_DIRECTION_: Search the listing for "this" and copy every line where it appears.

^^^^

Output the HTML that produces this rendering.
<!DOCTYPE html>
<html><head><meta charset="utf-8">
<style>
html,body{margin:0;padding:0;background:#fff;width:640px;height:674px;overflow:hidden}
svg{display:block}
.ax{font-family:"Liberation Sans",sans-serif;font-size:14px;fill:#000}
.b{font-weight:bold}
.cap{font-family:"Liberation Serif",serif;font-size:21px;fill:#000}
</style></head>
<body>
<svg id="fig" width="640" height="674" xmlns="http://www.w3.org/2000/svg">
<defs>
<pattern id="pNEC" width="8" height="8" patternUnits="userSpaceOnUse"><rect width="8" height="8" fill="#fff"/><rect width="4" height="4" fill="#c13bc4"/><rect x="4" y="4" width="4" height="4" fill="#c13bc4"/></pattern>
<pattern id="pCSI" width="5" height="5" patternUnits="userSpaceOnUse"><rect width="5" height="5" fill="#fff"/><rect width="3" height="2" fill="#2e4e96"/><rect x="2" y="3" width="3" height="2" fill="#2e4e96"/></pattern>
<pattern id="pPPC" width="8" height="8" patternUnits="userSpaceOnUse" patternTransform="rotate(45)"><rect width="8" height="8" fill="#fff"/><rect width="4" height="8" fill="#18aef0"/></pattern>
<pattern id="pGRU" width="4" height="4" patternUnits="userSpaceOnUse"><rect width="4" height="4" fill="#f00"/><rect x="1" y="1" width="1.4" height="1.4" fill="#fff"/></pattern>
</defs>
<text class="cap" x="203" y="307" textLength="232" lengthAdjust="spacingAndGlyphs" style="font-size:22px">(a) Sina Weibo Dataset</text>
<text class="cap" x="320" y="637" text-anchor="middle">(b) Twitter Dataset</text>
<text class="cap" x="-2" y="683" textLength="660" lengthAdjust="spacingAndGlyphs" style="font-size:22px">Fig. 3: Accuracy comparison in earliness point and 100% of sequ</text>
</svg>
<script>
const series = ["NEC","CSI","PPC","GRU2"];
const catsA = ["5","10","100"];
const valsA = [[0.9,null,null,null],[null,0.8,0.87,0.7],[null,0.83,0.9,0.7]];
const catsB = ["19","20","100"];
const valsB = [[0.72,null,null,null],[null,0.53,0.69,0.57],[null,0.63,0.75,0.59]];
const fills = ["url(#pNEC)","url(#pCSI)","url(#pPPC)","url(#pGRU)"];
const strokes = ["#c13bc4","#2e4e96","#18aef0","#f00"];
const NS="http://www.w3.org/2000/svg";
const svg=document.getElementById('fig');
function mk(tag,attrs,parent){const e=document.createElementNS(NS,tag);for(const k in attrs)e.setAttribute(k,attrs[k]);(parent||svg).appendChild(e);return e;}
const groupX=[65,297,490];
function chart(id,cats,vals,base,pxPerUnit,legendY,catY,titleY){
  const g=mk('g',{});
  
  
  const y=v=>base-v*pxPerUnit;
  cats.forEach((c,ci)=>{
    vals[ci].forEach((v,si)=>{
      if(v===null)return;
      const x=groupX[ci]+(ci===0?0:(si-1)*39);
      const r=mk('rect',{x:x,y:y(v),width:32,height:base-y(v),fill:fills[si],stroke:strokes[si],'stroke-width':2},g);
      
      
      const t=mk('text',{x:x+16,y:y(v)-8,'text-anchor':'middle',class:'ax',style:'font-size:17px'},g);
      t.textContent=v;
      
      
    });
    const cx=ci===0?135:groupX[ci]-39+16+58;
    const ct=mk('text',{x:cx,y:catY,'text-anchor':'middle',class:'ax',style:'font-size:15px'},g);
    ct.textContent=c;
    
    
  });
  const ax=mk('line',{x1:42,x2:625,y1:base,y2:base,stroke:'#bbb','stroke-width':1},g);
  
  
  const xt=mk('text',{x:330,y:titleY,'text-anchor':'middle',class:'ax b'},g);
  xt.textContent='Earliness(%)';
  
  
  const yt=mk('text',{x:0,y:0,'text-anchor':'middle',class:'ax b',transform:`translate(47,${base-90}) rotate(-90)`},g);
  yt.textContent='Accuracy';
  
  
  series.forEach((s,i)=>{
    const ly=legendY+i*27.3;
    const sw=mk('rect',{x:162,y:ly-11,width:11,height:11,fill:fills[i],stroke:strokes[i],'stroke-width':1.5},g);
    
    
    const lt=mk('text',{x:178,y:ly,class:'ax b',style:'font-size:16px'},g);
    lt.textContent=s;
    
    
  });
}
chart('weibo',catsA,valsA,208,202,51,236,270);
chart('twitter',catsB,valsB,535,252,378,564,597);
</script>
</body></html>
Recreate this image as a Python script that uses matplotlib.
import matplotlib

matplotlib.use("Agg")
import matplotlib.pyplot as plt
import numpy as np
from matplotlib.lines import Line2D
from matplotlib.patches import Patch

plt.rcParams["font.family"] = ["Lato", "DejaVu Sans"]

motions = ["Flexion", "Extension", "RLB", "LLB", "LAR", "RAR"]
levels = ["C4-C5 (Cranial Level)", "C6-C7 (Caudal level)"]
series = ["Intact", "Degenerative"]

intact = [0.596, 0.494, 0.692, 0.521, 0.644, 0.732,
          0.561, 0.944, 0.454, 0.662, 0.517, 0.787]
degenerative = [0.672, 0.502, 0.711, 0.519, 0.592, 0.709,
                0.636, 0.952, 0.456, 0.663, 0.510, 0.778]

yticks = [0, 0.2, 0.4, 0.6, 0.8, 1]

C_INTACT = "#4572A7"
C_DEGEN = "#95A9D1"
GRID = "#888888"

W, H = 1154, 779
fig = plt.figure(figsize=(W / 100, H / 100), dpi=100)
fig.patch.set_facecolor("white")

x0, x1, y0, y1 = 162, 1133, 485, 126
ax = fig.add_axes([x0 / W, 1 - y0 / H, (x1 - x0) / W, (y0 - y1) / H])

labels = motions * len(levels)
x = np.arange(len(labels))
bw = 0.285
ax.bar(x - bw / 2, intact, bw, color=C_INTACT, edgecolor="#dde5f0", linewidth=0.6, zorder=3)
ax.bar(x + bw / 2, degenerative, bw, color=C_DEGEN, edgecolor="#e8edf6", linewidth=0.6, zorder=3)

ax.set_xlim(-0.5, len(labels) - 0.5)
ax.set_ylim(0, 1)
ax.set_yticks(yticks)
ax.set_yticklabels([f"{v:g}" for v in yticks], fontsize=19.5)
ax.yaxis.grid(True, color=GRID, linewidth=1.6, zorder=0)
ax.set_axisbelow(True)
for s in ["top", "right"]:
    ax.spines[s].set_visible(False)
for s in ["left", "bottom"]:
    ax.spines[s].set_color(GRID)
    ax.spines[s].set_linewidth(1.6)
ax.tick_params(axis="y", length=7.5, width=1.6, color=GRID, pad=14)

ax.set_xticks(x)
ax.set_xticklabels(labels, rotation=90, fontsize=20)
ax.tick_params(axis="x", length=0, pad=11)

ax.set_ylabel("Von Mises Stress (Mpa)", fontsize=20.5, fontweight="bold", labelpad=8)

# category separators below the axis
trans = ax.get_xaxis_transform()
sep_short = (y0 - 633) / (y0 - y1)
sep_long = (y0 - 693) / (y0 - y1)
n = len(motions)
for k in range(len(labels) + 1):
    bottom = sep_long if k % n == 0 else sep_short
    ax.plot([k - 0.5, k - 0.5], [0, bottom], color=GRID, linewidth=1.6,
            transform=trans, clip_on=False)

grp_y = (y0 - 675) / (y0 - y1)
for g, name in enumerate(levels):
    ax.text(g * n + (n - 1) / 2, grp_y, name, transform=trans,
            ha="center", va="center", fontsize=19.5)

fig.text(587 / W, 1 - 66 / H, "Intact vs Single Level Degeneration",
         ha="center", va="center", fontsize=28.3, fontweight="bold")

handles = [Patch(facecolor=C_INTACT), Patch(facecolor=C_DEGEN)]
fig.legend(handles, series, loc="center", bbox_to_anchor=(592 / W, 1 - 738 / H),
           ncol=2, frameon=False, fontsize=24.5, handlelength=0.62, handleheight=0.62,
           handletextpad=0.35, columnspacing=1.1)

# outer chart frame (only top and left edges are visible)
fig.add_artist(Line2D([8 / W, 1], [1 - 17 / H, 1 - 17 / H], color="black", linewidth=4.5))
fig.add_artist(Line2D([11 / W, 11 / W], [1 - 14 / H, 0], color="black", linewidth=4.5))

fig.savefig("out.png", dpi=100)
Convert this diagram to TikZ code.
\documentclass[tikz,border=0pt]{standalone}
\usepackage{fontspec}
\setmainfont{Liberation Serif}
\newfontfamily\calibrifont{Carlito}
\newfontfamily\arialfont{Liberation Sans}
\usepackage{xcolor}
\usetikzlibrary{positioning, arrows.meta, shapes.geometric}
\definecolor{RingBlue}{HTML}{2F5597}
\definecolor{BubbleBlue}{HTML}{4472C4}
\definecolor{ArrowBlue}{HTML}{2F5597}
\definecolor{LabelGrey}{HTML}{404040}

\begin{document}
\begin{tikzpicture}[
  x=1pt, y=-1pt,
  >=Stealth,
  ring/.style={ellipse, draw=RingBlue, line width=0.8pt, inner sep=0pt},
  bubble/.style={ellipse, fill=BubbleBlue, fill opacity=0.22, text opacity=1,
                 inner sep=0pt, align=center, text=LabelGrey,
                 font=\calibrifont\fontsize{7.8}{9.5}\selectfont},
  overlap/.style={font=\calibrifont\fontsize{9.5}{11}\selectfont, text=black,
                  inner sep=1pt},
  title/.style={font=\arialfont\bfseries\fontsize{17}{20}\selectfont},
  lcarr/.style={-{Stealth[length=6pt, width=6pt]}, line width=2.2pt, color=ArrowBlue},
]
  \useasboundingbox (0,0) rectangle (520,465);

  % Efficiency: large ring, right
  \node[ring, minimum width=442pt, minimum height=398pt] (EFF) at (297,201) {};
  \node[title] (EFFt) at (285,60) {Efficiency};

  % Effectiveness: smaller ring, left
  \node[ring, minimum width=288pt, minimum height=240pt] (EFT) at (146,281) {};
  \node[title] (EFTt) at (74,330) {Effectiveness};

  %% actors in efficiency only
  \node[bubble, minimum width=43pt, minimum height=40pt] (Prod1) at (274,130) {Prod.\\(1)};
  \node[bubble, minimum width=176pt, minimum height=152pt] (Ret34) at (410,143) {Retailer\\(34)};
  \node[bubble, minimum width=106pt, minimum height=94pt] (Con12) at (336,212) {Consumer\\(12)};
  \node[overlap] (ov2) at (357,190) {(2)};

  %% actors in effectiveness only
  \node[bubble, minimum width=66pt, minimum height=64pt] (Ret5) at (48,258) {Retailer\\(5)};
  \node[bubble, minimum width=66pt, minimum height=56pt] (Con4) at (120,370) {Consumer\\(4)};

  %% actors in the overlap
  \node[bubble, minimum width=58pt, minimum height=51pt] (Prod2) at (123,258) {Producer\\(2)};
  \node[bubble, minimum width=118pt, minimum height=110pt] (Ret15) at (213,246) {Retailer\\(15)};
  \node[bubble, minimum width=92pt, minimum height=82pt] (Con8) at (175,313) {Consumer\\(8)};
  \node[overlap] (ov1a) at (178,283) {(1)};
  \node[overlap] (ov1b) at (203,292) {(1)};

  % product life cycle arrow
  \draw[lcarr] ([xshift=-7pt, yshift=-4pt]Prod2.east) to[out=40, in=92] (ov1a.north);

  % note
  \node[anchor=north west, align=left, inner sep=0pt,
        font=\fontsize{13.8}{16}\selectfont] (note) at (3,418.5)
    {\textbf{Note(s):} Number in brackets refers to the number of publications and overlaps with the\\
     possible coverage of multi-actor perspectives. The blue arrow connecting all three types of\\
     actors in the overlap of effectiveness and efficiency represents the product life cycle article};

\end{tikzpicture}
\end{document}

^^^^

_CORRECT ANSWER_:
Output the HTML that produces this rendering.
Recreate this image as a Python script that uses matplotlib.
Convert this diagram to TikZ code.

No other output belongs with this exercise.